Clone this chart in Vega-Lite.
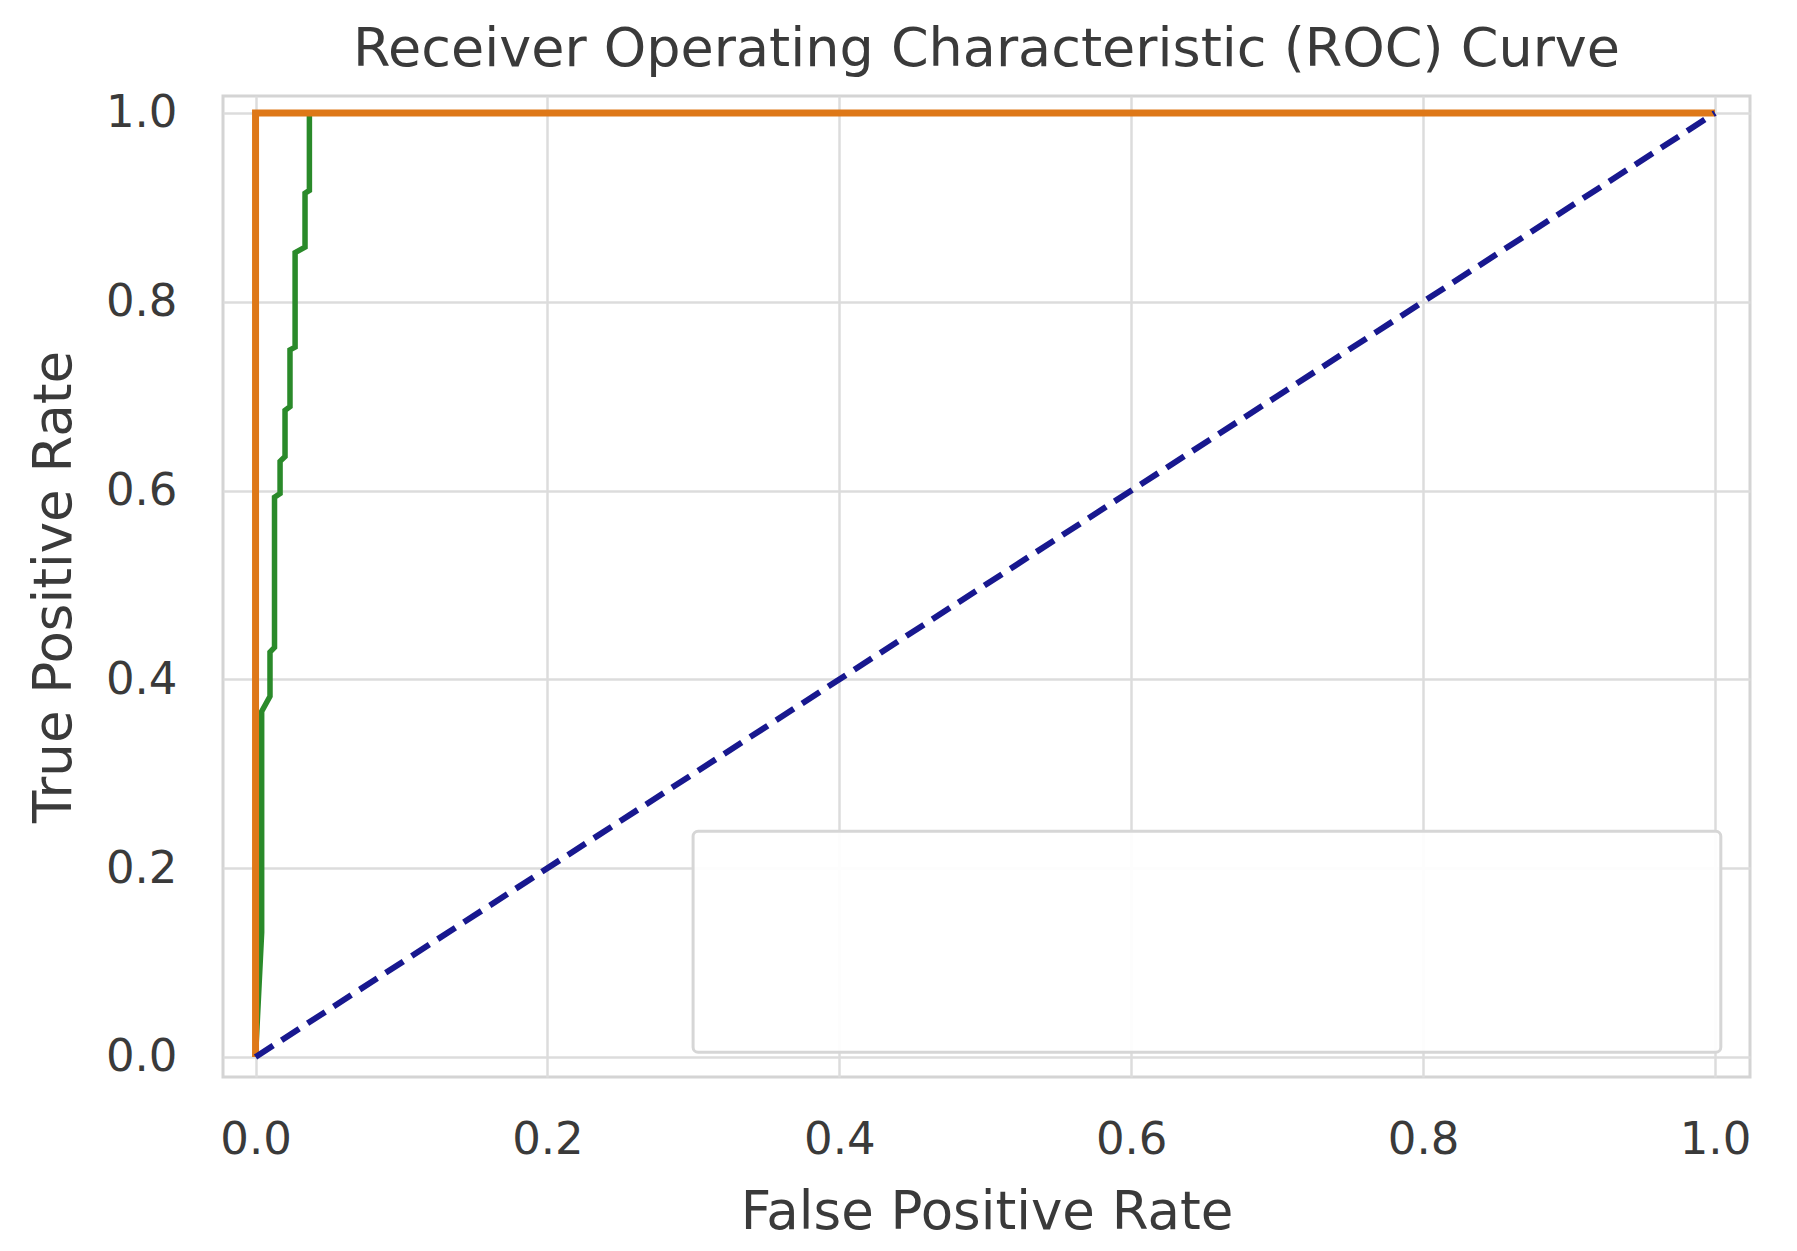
{
  "$schema": "https://vega.github.io/schema/vega-lite/v6.json",
  "width": 1527,
  "height": 981,
  "autosize": {"type": "none"},
  "padding": {"left": 223, "top": 96, "right": 47, "bottom": 174},
  "background": "white",
  "title": {
    "text": "Receiver Operating Characteristic (ROC) Curve",
    "font": "DejaVu Sans",
    "fontSize": 54,
    "fontWeight": "normal",
    "color": "#3a3a3a",
    "anchor": "middle",
    "baseline": "bottom",
    "offset": 18,
    "dy": 58
  },
  "config": {
    "view": {"stroke": "#d4d4d4", "strokeWidth": 3},
    "axis": {
      "domain": false,
      "ticks": false,
      "grid": true,
      "gridColor": "#dcdcdc",
      "gridWidth": 2.5,
      "labelFont": "DejaVu Sans",
      "labelFontSize": 45,
      "labelColor": "#3a3a3a",
      "titleFont": "DejaVu Sans",
      "titleFontSize": 53,
      "titleFontWeight": "normal",
      "titleColor": "#3a3a3a"
    }
  },
  "datasets": {
    "green": [
      {"i": 0, "fpr": 0, "tpr": 0},
      {"i": 1, "fpr": 0.0042, "tpr": 0.132},
      {"i": 2, "fpr": 0.0042, "tpr": 0.366},
      {"i": 3, "fpr": 0.0099, "tpr": 0.382},
      {"i": 4, "fpr": 0.0099, "tpr": 0.429},
      {"i": 5, "fpr": 0.013, "tpr": 0.434},
      {"i": 6, "fpr": 0.013, "tpr": 0.593},
      {"i": 7, "fpr": 0.0168, "tpr": 0.597},
      {"i": 8, "fpr": 0.0168, "tpr": 0.631},
      {"i": 9, "fpr": 0.0202, "tpr": 0.636},
      {"i": 10, "fpr": 0.0202, "tpr": 0.685},
      {"i": 11, "fpr": 0.0236, "tpr": 0.689},
      {"i": 12, "fpr": 0.0236, "tpr": 0.749},
      {"i": 13, "fpr": 0.0271, "tpr": 0.752},
      {"i": 14, "fpr": 0.0271, "tpr": 0.852},
      {"i": 15, "fpr": 0.0339, "tpr": 0.858},
      {"i": 16, "fpr": 0.0339, "tpr": 0.915},
      {"i": 17, "fpr": 0.0369, "tpr": 0.918},
      {"i": 18, "fpr": 0.0369, "tpr": 1.0},
      {"i": 19, "fpr": 1.0, "tpr": 1.0}
    ],
    "orange": [
      {"i": 0, "fpr": 0, "tpr": 0},
      {"i": 1, "fpr": 0, "tpr": 1},
      {"i": 2, "fpr": 1, "tpr": 1}
    ],
    "chance": [
      {"i": 0, "fpr": 0, "tpr": 0},
      {"i": 1, "fpr": 1, "tpr": 1}
    ],
    "legendbox": [
      {"x0": 0.2998, "x1": 1.004, "y0": 0.239, "y1": 0.005}
    ]
  },
  "layer": [
    {
      "data": {"name": "green"},
      "mark": {"type": "line", "color": "#2a8a2a", "strokeWidth": 5.5, "clip": true},
      "encoding": {
        "x": {
          "field": "fpr",
          "type": "quantitative",
          "title": "False Positive Rate",
          "scale": {"domain": [-0.0223, 1.024], "nice": false, "zero": false},
          "axis": {"values": [0, 0.2, 0.4, 0.6, 0.8, 1.0], "format": ".1f", "labelPadding": 40, "titlePadding": 24}
        },
        "y": {
          "field": "tpr",
          "type": "quantitative",
          "title": "True Positive Rate",
          "scale": {"domain": [-0.0212, 1.018], "nice": false, "zero": false},
          "axis": {"values": [0, 0.2, 0.4, 0.6, 0.8, 1.0], "format": ".1f", "labelPadding": 46, "titlePadding": 24}
        },
        "order": {"field": "i", "type": "quantitative"}
      }
    },
    {
      "data": {"name": "orange"},
      "mark": {"type": "line", "color": "#de7818", "strokeWidth": 7, "clip": true},
      "encoding": {
        "x": {"field": "fpr", "type": "quantitative"},
        "y": {"field": "tpr", "type": "quantitative"},
        "order": {"field": "i", "type": "quantitative"}
      }
    },
    {
      "data": {"name": "chance"},
      "mark": {"type": "line", "color": "#18188f", "strokeWidth": 6, "strokeDash": [21, 10], "clip": true},
      "encoding": {
        "x": {"field": "fpr", "type": "quantitative"},
        "y": {"field": "tpr", "type": "quantitative"},
        "order": {"field": "i", "type": "quantitative"}
      }
    },
    {
      "data": {"name": "legendbox"},
      "mark": {"type": "rect", "fill": "white", "fillOpacity": 0.92, "stroke": "#d6d6d6", "strokeWidth": 3, "cornerRadius": 5},
      "encoding": {
        "x": {"field": "x0", "type": "quantitative"},
        "x2": {"field": "x1"},
        "y": {"field": "y0", "type": "quantitative"},
        "y2": {"field": "y1"}
      }
    }
  ]
}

____

- [TASK REQUIREMENTS]:
Working from the lines above, reproduce the material exactly and exclude its pictures.

- [WRITTEN ANSWER]:
Clone this chart in Vega-Lite.
{
  "$schema": "https://vega.github.io/schema/vega-lite/v6.json",
  "width": 1527,
  "height": 981,
  "autosize": {"type": "none"},
  "padding": {"left": 223, "top": 96, "right": 47, "bottom": 174},
  "background": "white",
  "title": {
    "text": "Receiver Operating Characteristic (ROC) Curve",
    "font": "DejaVu Sans",
    "fontSize": 54,
    "fontWeight": "normal",
    "color": "#3a3a3a",
    "anchor": "middle",
    "baseline": "bottom",
    "offset": 18,
    "dy": 58
  },
  "config": {
    "view": {"stroke": "#d4d4d4", "strokeWidth": 3},
    "axis": {
      "domain": false,
      "ticks": false,
      "grid": true,
      "gridColor": "#dcdcdc",
      "gridWidth": 2.5,
      "labelFont": "DejaVu Sans",
      "labelFontSize": 45,
      "labelColor": "#3a3a3a",
      "titleFont": "DejaVu Sans",
      "titleFontSize": 53,
      "titleFontWeight": "normal",
      "titleColor": "#3a3a3a"
    }
  },
  "datasets": {
    "green": [
      {"i": 0, "fpr": 0, "tpr": 0},
      {"i": 1, "fpr": 0.0042, "tpr": 0.132},
      {"i": 2, "fpr": 0.0042, "tpr": 0.366},
      {"i": 3, "fpr": 0.0099, "tpr": 0.382},
      {"i": 4, "fpr": 0.0099, "tpr": 0.429},
      {"i": 5, "fpr": 0.013, "tpr": 0.434},
      {"i": 6, "fpr": 0.013, "tpr": 0.593},
      {"i": 7, "fpr": 0.0168, "tpr": 0.597},
      {"i": 8, "fpr": 0.0168, "tpr": 0.631},
      {"i": 9, "fpr": 0.0202, "tpr": 0.636},
      {"i": 10, "fpr": 0.0202, "tpr": 0.685},
      {"i": 11, "fpr": 0.0236, "tpr": 0.689},
      {"i": 12, "fpr": 0.0236, "tpr": 0.749},
      {"i": 13, "fpr": 0.0271, "tpr": 0.752},
      {"i": 14, "fpr": 0.0271, "tpr": 0.852},
      {"i": 15, "fpr": 0.0339, "tpr": 0.858},
      {"i": 16, "fpr": 0.0339, "tpr": 0.915},
      {"i": 17, "fpr": 0.0369, "tpr": 0.918},
      {"i": 18, "fpr": 0.0369, "tpr": 1.0},
      {"i": 19, "fpr": 1.0, "tpr": 1.0}
    ],
    "orange": [
      {"i": 0, "fpr": 0, "tpr": 0},
      {"i": 1, "fpr": 0, "tpr": 1},
      {"i": 2, "fpr": 1, "tpr": 1}
    ],
    "chance": [
      {"i": 0, "fpr": 0, "tpr": 0},
      {"i": 1, "fpr": 1, "tpr": 1}
    ],
    "legendbox": [
      {"x0": 0.2998, "x1": 1.004, "y0": 0.239, "y1": 0.005}
    ]
  },
  "layer": [
    {
      "data": {"name": "green"},
      "mark": {"type": "line", "color": "#2a8a2a", "strokeWidth": 5.5, "clip": true},
      "encoding": {
        "x": {
          "field": "fpr",
          "type": "quantitative",
          "title": "False Positive Rate",
          "scale": {"domain": [-0.0223, 1.024], "nice": false, "zero": false},
          "axis": {"values": [0, 0.2, 0.4, 0.6, 0.8, 1.0], "format": ".1f", "labelPadding": 40, "titlePadding": 24}
        },
        "y": {
          "field": "tpr",
          "type": "quantitative",
          "title": "True Positive Rate",
          "scale": {"domain": [-0.0212, 1.018], "nice": false, "zero": false},
          "axis": {"values": [0, 0.2, 0.4, 0.6, 0.8, 1.0], "format": ".1f", "labelPadding": 46, "titlePadding": 24}
        },
        "order": {"field": "i", "type": "quantitative"}
      }
    },
    {
      "data": {"name": "orange"},
      "mark": {"type": "line", "color": "#de7818", "strokeWidth": 7, "clip": true},
      "encoding": {
        "x": {"field": "fpr", "type": "quantitative"},
        "y": {"field": "tpr", "type": "quantitative"},
        "order": {"field": "i", "type": "quantitative"}
      }
    },
    {
      "data": {"name": "chance"},
      "mark": {"type": "line", "color": "#18188f", "strokeWidth": 6, "strokeDash": [21, 10], "clip": true},
      "encoding": {
        "x": {"field": "fpr", "type": "quantitative"},
        "y": {"field": "tpr", "type": "quantitative"},
        "order": {"field": "i", "type": "quantitative"}
      }
    },
    {
      "data": {"name": "legendbox"},
      "mark": {"type": "rect", "fill": "white", "fillOpacity": 0.92, "stroke": "#d6d6d6", "strokeWidth": 3, "cornerRadius": 5},
      "encoding": {
        "x": {"field": "x0", "type": "quantitative"},
        "x2": {"field": "x1"},
        "y": {"field": "y0", "type": "quantitative"},
        "y2": {"field": "y1"}
      }
    }
  ]
}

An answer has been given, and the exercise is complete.